Problem statement - Skipping all pictures, set down the lines of the listing from the first through the one with "0.8), (1, 0.7)]".

---------- Data shown

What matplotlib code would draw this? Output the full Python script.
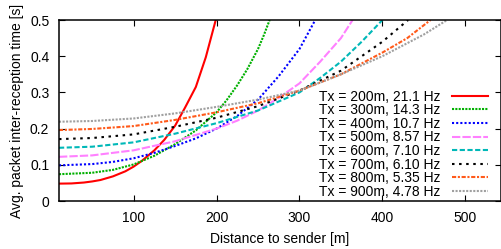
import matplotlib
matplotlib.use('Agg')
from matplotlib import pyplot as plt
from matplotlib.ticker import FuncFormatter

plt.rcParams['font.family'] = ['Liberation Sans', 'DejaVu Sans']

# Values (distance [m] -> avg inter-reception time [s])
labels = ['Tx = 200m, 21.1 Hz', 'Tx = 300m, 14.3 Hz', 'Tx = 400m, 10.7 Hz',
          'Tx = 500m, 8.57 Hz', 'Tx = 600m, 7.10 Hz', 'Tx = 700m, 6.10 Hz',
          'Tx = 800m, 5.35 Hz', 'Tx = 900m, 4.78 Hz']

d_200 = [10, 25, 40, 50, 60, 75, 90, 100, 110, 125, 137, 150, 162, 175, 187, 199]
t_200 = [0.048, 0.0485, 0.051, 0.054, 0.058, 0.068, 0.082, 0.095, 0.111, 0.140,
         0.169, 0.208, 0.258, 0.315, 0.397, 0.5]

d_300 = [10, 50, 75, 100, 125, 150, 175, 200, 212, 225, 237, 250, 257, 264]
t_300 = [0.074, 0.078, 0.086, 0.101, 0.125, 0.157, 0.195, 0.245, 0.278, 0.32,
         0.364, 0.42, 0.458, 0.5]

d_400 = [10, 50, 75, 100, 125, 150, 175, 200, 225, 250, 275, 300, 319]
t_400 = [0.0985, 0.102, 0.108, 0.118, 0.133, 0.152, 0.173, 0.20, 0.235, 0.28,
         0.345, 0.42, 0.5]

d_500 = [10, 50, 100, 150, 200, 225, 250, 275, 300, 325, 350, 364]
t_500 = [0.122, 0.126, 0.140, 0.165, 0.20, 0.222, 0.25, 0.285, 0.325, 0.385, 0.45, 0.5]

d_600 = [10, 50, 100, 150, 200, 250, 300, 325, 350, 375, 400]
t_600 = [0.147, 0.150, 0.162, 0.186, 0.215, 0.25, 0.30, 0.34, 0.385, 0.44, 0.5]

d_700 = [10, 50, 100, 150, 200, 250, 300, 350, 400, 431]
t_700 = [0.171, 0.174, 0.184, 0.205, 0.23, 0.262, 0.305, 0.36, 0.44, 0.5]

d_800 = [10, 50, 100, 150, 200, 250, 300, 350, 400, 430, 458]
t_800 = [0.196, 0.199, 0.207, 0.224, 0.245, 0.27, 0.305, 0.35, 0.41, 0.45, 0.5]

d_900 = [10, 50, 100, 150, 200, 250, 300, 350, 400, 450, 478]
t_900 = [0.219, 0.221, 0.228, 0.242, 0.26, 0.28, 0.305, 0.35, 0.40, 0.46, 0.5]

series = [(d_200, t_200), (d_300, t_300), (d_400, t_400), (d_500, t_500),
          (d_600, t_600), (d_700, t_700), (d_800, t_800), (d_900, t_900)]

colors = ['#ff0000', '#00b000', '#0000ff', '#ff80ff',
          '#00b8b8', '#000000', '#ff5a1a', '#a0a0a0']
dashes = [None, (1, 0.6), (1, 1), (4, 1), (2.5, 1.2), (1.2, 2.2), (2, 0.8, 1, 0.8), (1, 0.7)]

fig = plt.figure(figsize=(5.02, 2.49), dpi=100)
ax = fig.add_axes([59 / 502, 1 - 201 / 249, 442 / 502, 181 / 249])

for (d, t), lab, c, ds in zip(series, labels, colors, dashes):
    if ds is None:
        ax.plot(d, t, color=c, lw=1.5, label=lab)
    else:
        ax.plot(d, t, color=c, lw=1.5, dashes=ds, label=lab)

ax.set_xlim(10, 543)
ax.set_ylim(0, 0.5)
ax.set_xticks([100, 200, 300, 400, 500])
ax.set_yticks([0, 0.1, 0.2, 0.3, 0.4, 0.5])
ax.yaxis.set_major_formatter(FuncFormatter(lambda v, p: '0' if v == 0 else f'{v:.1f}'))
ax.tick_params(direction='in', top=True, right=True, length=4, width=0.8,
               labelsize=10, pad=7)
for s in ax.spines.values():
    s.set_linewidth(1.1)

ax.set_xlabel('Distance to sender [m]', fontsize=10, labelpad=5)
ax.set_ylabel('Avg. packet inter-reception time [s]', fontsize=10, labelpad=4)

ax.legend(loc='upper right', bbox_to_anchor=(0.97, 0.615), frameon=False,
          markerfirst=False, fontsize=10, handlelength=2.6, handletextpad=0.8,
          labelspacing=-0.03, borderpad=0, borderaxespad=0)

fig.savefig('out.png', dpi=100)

--------------------

Exercise result -
What matplotlib code would draw this? Output the full Python script.
import matplotlib
matplotlib.use('Agg')
from matplotlib import pyplot as plt
from matplotlib.ticker import FuncFormatter

plt.rcParams['font.family'] = ['Liberation Sans', 'DejaVu Sans']

# Values (distance [m] -> avg inter-reception time [s])
labels = ['Tx = 200m, 21.1 Hz', 'Tx = 300m, 14.3 Hz', 'Tx = 400m, 10.7 Hz',
          'Tx = 500m, 8.57 Hz', 'Tx = 600m, 7.10 Hz', 'Tx = 700m, 6.10 Hz',
          'Tx = 800m, 5.35 Hz', 'Tx = 900m, 4.78 Hz']

d_200 = [10, 25, 40, 50, 60, 75, 90, 100, 110, 125, 137, 150, 162, 175, 187, 199]
t_200 = [0.048, 0.0485, 0.051, 0.054, 0.058, 0.068, 0.082, 0.095, 0.111, 0.140,
         0.169, 0.208, 0.258, 0.315, 0.397, 0.5]

d_300 = [10, 50, 75, 100, 125, 150, 175, 200, 212, 225, 237, 250, 257, 264]
t_300 = [0.074, 0.078, 0.086, 0.101, 0.125, 0.157, 0.195, 0.245, 0.278, 0.32,
         0.364, 0.42, 0.458, 0.5]

d_400 = [10, 50, 75, 100, 125, 150, 175, 200, 225, 250, 275, 300, 319]
t_400 = [0.0985, 0.102, 0.108, 0.118, 0.133, 0.152, 0.173, 0.20, 0.235, 0.28,
         0.345, 0.42, 0.5]

d_500 = [10, 50, 100, 150, 200, 225, 250, 275, 300, 325, 350, 364]
t_500 = [0.122, 0.126, 0.140, 0.165, 0.20, 0.222, 0.25, 0.285, 0.325, 0.385, 0.45, 0.5]

d_600 = [10, 50, 100, 150, 200, 250, 300, 325, 350, 375, 400]
t_600 = [0.147, 0.150, 0.162, 0.186, 0.215, 0.25, 0.30, 0.34, 0.385, 0.44, 0.5]

d_700 = [10, 50, 100, 150, 200, 250, 300, 350, 400, 431]
t_700 = [0.171, 0.174, 0.184, 0.205, 0.23, 0.262, 0.305, 0.36, 0.44, 0.5]

d_800 = [10, 50, 100, 150, 200, 250, 300, 350, 400, 430, 458]
t_800 = [0.196, 0.199, 0.207, 0.224, 0.245, 0.27, 0.305, 0.35, 0.41, 0.45, 0.5]

d_900 = [10, 50, 100, 150, 200, 250, 300, 350, 400, 450, 478]
t_900 = [0.219, 0.221, 0.228, 0.242, 0.26, 0.28, 0.305, 0.35, 0.40, 0.46, 0.5]

series = [(d_200, t_200), (d_300, t_300), (d_400, t_400), (d_500, t_500),
          (d_600, t_600), (d_700, t_700), (d_800, t_800), (d_900, t_900)]

colors = ['#ff0000', '#00b000', '#0000ff', '#ff80ff',
          '#00b8b8', '#000000', '#ff5a1a', '#a0a0a0']
dashes = [None, (1, 0.6), (1, 1), (4, 1), (2.5, 1.2), (1.2, 2.2), (2, 0.8, 1, 0.8), (1, 0.7)]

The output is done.